I first learned of this story just a few weeks ago while doing other research and stumbling upon a very strange looking marker. Investigating further I also saw an image of a guard of honour. It seemed to be made up with men from several regiments. One stood out to me instantly. He was wearing the kilt of the Toronto Scottish Regiment. One of my old units.
Thus my digging in to get the full story, which I started to bring you last week.
Heroes all, that are well represented by various forms of commemoration in far away lands, yet so sparsely honoured here at home in Canada.
either killed, wounded or became Missing In Action in the 2 days leading up to the 11 a.m. November 11th Armistice.
At the top of the heavy blue line is a village called Sur Haine. This is where a sniper's bullet took the life of George Price with one shot into the chest from the back. It came from up an incline some distance off and out of Price's sight.
Within minutes the Canadian was dead.
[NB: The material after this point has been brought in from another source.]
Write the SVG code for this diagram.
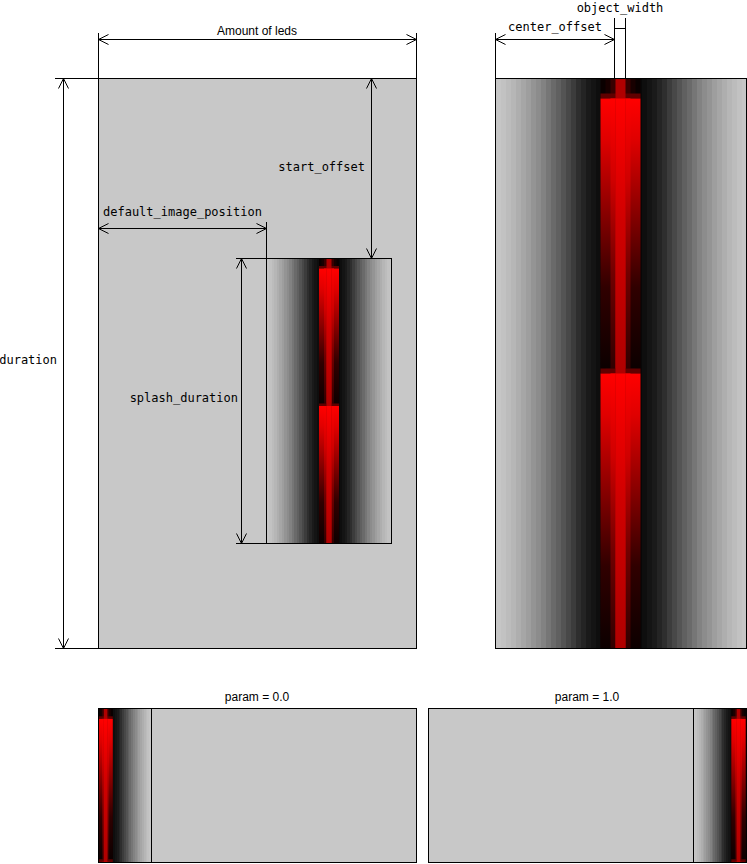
<svg xmlns="http://www.w3.org/2000/svg" xmlns:xlink="http://www.w3.org/1999/xlink" width="747" height="864" viewBox="0 0 747 864">
<style>
.frame{fill:#c8c8c8;stroke:#000;stroke-width:1}
.box{fill:none;stroke:#000;stroke-width:1}
.ln{stroke:#000;stroke-width:1;fill:none}
.arr{stroke:#000;stroke-width:1;fill:none;marker-start:url(#ah);marker-end:url(#ah)}
.mono{font-family:"DejaVu Sans Mono","Liberation Mono",monospace;font-size:12px;fill:#000}
.sans{font-family:"Liberation Sans",Arial,sans-serif;font-size:12px;fill:#000}
</style>
<defs>
<marker id="ah" viewBox="-11 -6 12 12" markerWidth="12" markerHeight="12" refX="0" refY="0" orient="auto-start-reverse" markerUnits="userSpaceOnUse">
<path d="M-10,-5 L0,0 L-10,5" fill="none" stroke="#000" stroke-width="1"/>
</marker>
<linearGradient id="fadeOuter" x1="0" y1="0" x2="0" y2="1">
<stop offset="0" stop-color="#ff0000"/>
<stop offset="0.15" stop-color="#e00000"/>
<stop offset="0.4" stop-color="#900000"/>
<stop offset="0.7" stop-color="#300000"/>
<stop offset="1" stop-color="#0c0000"/>
</linearGradient>
<linearGradient id="fadeHalo" x1="0" y1="0" x2="0" y2="1">
<stop offset="0" stop-color="#ff0000"/>
<stop offset="0.3" stop-color="#d00000"/>
<stop offset="0.65" stop-color="#700000"/>
<stop offset="1" stop-color="#300000"/>
</linearGradient>
<linearGradient id="fadeCore" x1="0" y1="0" x2="0" y2="1">
<stop offset="0" stop-color="#ff0000"/>
<stop offset="0.45" stop-color="#d00000"/>
<stop offset="1" stop-color="#b00000"/>
</linearGradient>
<g id="stripes" shape-rendering="crispEdges">
<rect x="0" y="0" width="251" height="570" fill="#000"/>
<rect x="0" width="5" height="570" fill="#c6c6c6"/><rect x="246" width="5" height="570" fill="#c6c6c6"/>
<rect x="5" width="5" height="570" fill="#c2c2c2"/><rect x="241" width="5" height="570" fill="#c2c2c2"/>
<rect x="10" width="5" height="570" fill="#bcbcbc"/><rect x="236" width="5" height="570" fill="#bcbcbc"/>
<rect x="15" width="5" height="570" fill="#b6b6b6"/><rect x="231" width="5" height="570" fill="#b6b6b6"/>
<rect x="20" width="5" height="570" fill="#aeaeae"/><rect x="226" width="5" height="570" fill="#aeaeae"/>
<rect x="25" width="5" height="570" fill="#a6a6a6"/><rect x="221" width="5" height="570" fill="#a6a6a6"/>
<rect x="30" width="5" height="570" fill="#9e9e9e"/><rect x="216" width="5" height="570" fill="#9e9e9e"/>
<rect x="35" width="5" height="570" fill="#949494"/><rect x="211" width="5" height="570" fill="#949494"/>
<rect x="40" width="5" height="570" fill="#8c8c8c"/><rect x="206" width="5" height="570" fill="#8c8c8c"/>
<rect x="45" width="5" height="570" fill="#828282"/><rect x="201" width="5" height="570" fill="#828282"/>
<rect x="50" width="5" height="570" fill="#767676"/><rect x="196" width="5" height="570" fill="#767676"/>
<rect x="55" width="5" height="570" fill="#6a6a6a"/><rect x="191" width="5" height="570" fill="#6a6a6a"/>
<rect x="60" width="5" height="570" fill="#606060"/><rect x="186" width="5" height="570" fill="#606060"/>
<rect x="65" width="5" height="570" fill="#545454"/><rect x="181" width="5" height="570" fill="#545454"/>
<rect x="70" width="5" height="570" fill="#484848"/><rect x="176" width="5" height="570" fill="#484848"/>
<rect x="75" width="5" height="570" fill="#3c3c3c"/><rect x="171" width="5" height="570" fill="#3c3c3c"/>
<rect x="80" width="5" height="570" fill="#2e2e2e"/><rect x="166" width="5" height="570" fill="#2e2e2e"/>
<rect x="85" width="5" height="570" fill="#242424"/><rect x="161" width="5" height="570" fill="#242424"/>
<rect x="90" width="5" height="570" fill="#1a1a1a"/><rect x="156" width="5" height="570" fill="#1a1a1a"/>
<rect x="95" width="5" height="570" fill="#141414"/><rect x="151" width="5" height="570" fill="#141414"/>
<rect x="100" width="5" height="570" fill="#0e0e0e"/><rect x="146" width="5" height="570" fill="#0e0e0e"/>
<rect x="105" width="5" height="570" fill="#080808"/><rect x="141" width="5" height="570" fill="#080808"/>
<rect x="110" width="5" height="570" fill="#040404"/><rect x="136" width="5" height="570" fill="#040404"/>
</g>
<g id="strip">
<use xlink:href="#stripes" href="#stripes"/>
<rect x="105" y="0" width="40" height="570" fill="#0a0000"/>
<rect x="110" y="0" width="30" height="570" fill="#180000"/>
<rect x="115" y="0" width="20" height="570" fill="#380000"/>
<rect x="105" y="15" width="40" height="5" fill="#600000"/>
<rect x="105" y="20" width="40" height="270" fill="url(#fadeOuter)"/>
<rect x="115" y="20" width="20" height="270" fill="url(#fadeHalo)"/>
<rect x="105" y="290" width="40" height="5" fill="#600000"/>
<rect x="105" y="295" width="40" height="275" fill="url(#fadeOuter)"/>
<rect x="115" y="295" width="20" height="275" fill="url(#fadeHalo)"/>
<rect x="120" y="0" width="10" height="570" fill="#b00000"/>
<rect x="120" y="20" width="10" height="270" fill="url(#fadeCore)"/>
<rect x="120" y="295" width="10" height="275" fill="url(#fadeCore)"/>
</g>
<clipPath id="clipL"><rect x="98.5" y="708.5" width="318" height="154"/></clipPath>
<clipPath id="clipR"><rect x="428.5" y="708.5" width="318" height="154"/></clipPath>
</defs>

<g id="timeline-panel">
<rect class="frame" x="98.5" y="78.5" width="318" height="570"/>
</g>

<g id="splash-image">
<use xlink:href="#strip" href="#strip" transform="translate(266.5,258.5) scale(0.5)"/>
<rect class="box" x="266.5" y="258.5" width="125" height="285"/>
</g>

<g id="object-panel">
<use xlink:href="#strip" href="#strip" transform="translate(495.5,78.5)"/>
<rect class="box" x="495.5" y="78.5" width="251" height="570"/>
</g>

<g id="param0-panel">
<rect class="frame" x="98.5" y="708.5" width="318" height="154"/>
<g clip-path="url(#clipL)">
<use xlink:href="#strip" href="#strip" transform="translate(60.6,708.5) scale(0.36,0.52)"/>
</g>
<line class="ln" x1="151.5" y1="708.5" x2="151.5" y2="862.5"/>
<rect class="box" x="98.5" y="708.5" width="318" height="154"/>
<text class="sans" x="257" y="701" text-anchor="middle">param = 0.0</text>
</g>

<g id="param1-panel">
<rect class="frame" x="428.5" y="708.5" width="318" height="154"/>
<g clip-path="url(#clipR)">
<use xlink:href="#strip" href="#strip" transform="translate(693.5,708.5) scale(0.36,0.52)"/>
</g>
<line class="ln" x1="693.5" y1="708.5" x2="693.5" y2="862.5"/>
<rect class="box" x="428.5" y="708.5" width="318" height="154"/>
<text class="sans" x="587" y="701" text-anchor="middle">param = 1.0</text>
</g>

<g id="connectors">
<line class="ln" x1="98.5" y1="33" x2="98.5" y2="78.5"/>
<line class="ln" x1="416.5" y1="33" x2="416.5" y2="78.5"/>
<line class="arr" x1="98.5" y1="39.5" x2="416.5" y2="39.5"/>
<line class="ln" x1="55" y1="78.5" x2="98.5" y2="78.5"/>
<line class="ln" x1="55" y1="648.5" x2="98.5" y2="648.5"/>
<line class="arr" x1="63.5" y1="78.5" x2="63.5" y2="648.5"/>
<line class="arr" x1="371.5" y1="78.5" x2="371.5" y2="258.5"/>
<line class="ln" x1="266.5" y1="222" x2="266.5" y2="258.5"/>
<line class="arr" x1="98.5" y1="228.5" x2="266.5" y2="228.5"/>
<line class="ln" x1="236" y1="258.5" x2="266.5" y2="258.5"/>
<line class="ln" x1="236" y1="543.5" x2="266.5" y2="543.5"/>
<line class="arr" x1="241.5" y1="258.5" x2="241.5" y2="543.5"/>
<line class="ln" x1="495.5" y1="33" x2="495.5" y2="78.5"/>
<line class="ln" x1="614.5" y1="18" x2="614.5" y2="78.5"/>
<line class="ln" x1="625.5" y1="18" x2="625.5" y2="78.5"/>
<line class="arr" x1="495.5" y1="39.5" x2="614.5" y2="39.5"/>
<line class="ln" x1="614.5" y1="28.5" x2="625.5" y2="28.5"/>
</g>

<g id="labels">
<text class="sans" x="257" y="35" text-anchor="middle">Amount of leds</text>
<text class="mono" x="57" y="364" text-anchor="end">duration</text>
<text class="mono" x="365" y="171" text-anchor="end">start_offset</text>
<text class="mono" x="103" y="216">default_image_position</text>
<text class="mono" x="238" y="402" text-anchor="end">splash_duration</text>
<text class="mono" x="555" y="31" text-anchor="middle">center_offset</text>
<text class="mono" x="620" y="12" text-anchor="middle">object_width</text>
</g>
</svg>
He has been claimed to be the last soldier from the Commonwealth to be KIA in the war. He was buried in the immediate area at the Town of Havre's Communal Cemetery.
In 1958 Price's remains were removed and laid to rest at the Military Cemetery at Saint Symphorien. (Shown above at bottom of heavy blue line.) In the same cemetery also at rest is Lt. Maurice J Dease an Irishman and British Officer who's award of the Victoria Cross in August of 1914 was the first such award in the war. Also at rest in this same cemetery is Pte. John Parr of the 4th Bn,.. Middlesex Regiment who was KIA 21 Aug. 1914, the first of the commonwealth to die in action in the war.
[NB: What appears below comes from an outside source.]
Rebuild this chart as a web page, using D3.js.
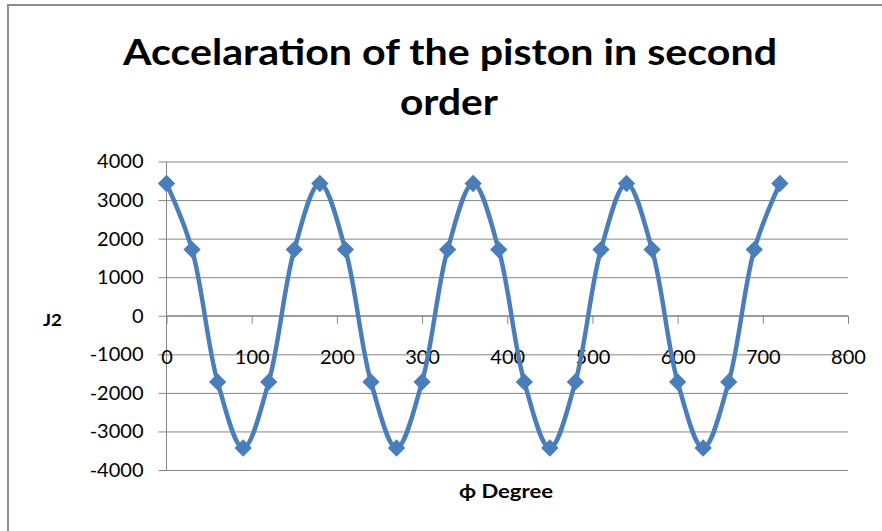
<!DOCTYPE html>
<html>
<head>
<meta charset="utf-8">
<script src="https://cdn.jsdelivr.net/npm/d3@7"></script>
<style>
  html, body { margin: 0; padding: 0; background: #ffffff; }
  svg { display: block; }
  text { font-family: Lato, "Open Sans", sans-serif; fill: #000; }
</style>
</head>
<body>
<svg id="chart" width="882" height="531"></svg>
<script>
// ---- data ----
const titleLines = ["Accelaration of the piston in second", "order"];
const xLabel = "\u03D5 Degree";
const yLabel = "J2";
const angles = [0, 30, 60, 90, 120, 150, 180, 210, 240, 270, 300, 330, 360,
                390, 420, 450, 480, 510, 540, 570, 600, 630, 660, 690, 720];
const j2 = [3430, 1715, -1715, -3430, -1715, 1715, 3430, 1715, -1715, -3430, -1715, 1715, 3430,
            1715, -1715, -3430, -1715, 1715, 3430, 1715, -1715, -3430, -1715, 1715, 3430];
const xTicks = [0, 100, 200, 300, 400, 500, 600, 700, 800];
const yTicks = [-4000, -3000, -2000, -1000, 0, 1000, 2000, 3000, 4000];

const svg = d3.select("#chart");
const gridColor = "#868686";
const lineColor = "#4A7EBB";

// outer frame (only top & left visible)
svg.append("path")
  .attr("d", "M8,531 L8,5 L882,5")
  .attr("fill", "none")
  .attr("stroke", "#8c8c8c")
  .attr("stroke-width", 2);

const x = d3.scaleLinear().domain([0, 800]).range([166.5, 848]);
const y = d3.scaleLinear().domain([-4000, 4000]).range([470, 161.5]);
const fmt = d => String(d);

// y axis with gridlines
const yAxis = svg.append("g")
  .attr("transform", `translate(${x(0)},0)`)
  .call(d3.axisLeft(y).tickValues(yTicks).tickSize(-(x(800) - x(0))).tickPadding(0).tickFormat(fmt));
yAxis.select(".domain").remove();
yAxis.selectAll(".tick line").attr("stroke", gridColor).attr("x1", -8);
yAxis.selectAll(".tick text")
  .attr("x", -23)
  .attr("font-size", 20)
  .attr("font-family", "Lato, sans-serif")
  .attr("fill", "#000");
// y axis line
svg.append("line")
  .attr("x1", x(0)).attr("x2", x(0))
  .attr("y1", y(4000)).attr("y2", y(-4000))
  .attr("stroke", gridColor);

// x axis at y=0
const xAxis = svg.append("g")
  .attr("transform", `translate(0,${y(0)})`)
  .call(d3.axisBottom(x).tickValues(xTicks).tickSize(8).tickPadding(26).tickFormat(fmt));
xAxis.select(".domain").attr("stroke", gridColor).attr("d", `M${x(0)},0H${x(800)}`);
xAxis.selectAll(".tick line").attr("stroke", gridColor);
xAxis.selectAll(".tick text")
  .attr("font-size", 20)
  .attr("font-family", "Lato, sans-serif")
  .attr("fill", "#000");

// series line
const pts = angles.map((a, i) => [a, j2[i]]);
const line = d3.line()
  .x(d => x(d[0]))
  .y(d => y(d[1]))
  .curve(d3.curveCatmullRom.alpha(0.5));
svg.append("path")
  .datum(pts)
  .attr("d", line)
  .attr("fill", "none")
  .attr("stroke", lineColor)
  .attr("stroke-width", 4.5)
  .attr("stroke-linejoin", "round");

// markers (diamonds)
const sym = d3.symbol().type(d3.symbolSquare).size(150);
svg.append("g").selectAll("path")
  .data(pts)
  .join("path")
  .attr("d", sym)
  .attr("transform", d => `translate(${x(d[0])},${y(d[1])}) rotate(45)`)
  .attr("fill", lineColor);

// title
svg.append("text")
  .attr("x", 450).attr("y", 65)
  .attr("text-anchor", "middle")
  .attr("font-size", 37).attr("font-weight", "bold")
  .attr("textLength", 654).attr("lengthAdjust", "spacingAndGlyphs")
  .text(titleLines[0]);
svg.append("text")
  .attr("x", 449).attr("y", 115)
  .attr("text-anchor", "middle")
  .attr("font-size", 37).attr("font-weight", "bold")
  .attr("textLength", 98).attr("lengthAdjust", "spacingAndGlyphs")
  .text(titleLines[1]);

// axis titles
svg.append("text")
  .attr("x", 52.5).attr("y", 326)
  .attr("text-anchor", "middle")
  .attr("font-size", 17).attr("font-weight", "bold")
  .attr("textLength", 19).attr("lengthAdjust", "spacingAndGlyphs")
  .text(yLabel);
svg.append("text")
  .attr("x", 506).attr("y", 498)
  .attr("text-anchor", "middle")
  .attr("font-size", 18).attr("font-weight", "bold")
  .attr("textLength", 94).attr("lengthAdjust", "spacingAndGlyphs")
  .text(xLabel);
</script>
</body>
</html>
Price's actions would be memorialized in several ways over the years including last month.
To begin, on the 50th anniversary of his death, a contingent of still living veterans of the very battle from the 28th North West Battalion, Sask. Regiment, (now the Regina Rifles Regiment) visited the Price grave. While there they also unveiled a memorial tablet that was affixed on the side of a wall of one of the very houses Price and the three others tried to clear back in 1918.
Here is that plaque...
Over the years it was decided to widen the canal, which runs off to the left and under the footbridge, shown above. To do this several homes had to be removed. One of these had the plaque fastened to it side. Above we see the plaque almost in its original position but now without the house.
It appears that in about 1991 and old motor vehicle bridge was replaced crossing the canal, and as shown in the above picture. That year this new bridge... a walking bridge..or footbridge if you will,..was dedicated to and named after Pte. George Price of Nova Scotia.
In April 2015 quite a crowd from Canada and Belgium gathered near where George fell to his death to rename a public school in his name. Here is a picture of the events that day...
Those living in Ottawa or planning a trip to the capital are encouraged to visit the incredible Canadian War Museum down town. It is just minutes walking distance from the Parliament buildings.
There you will find an exhibit for WW1 and within it, the medals donated by the price family and the Royal Canadian Legion.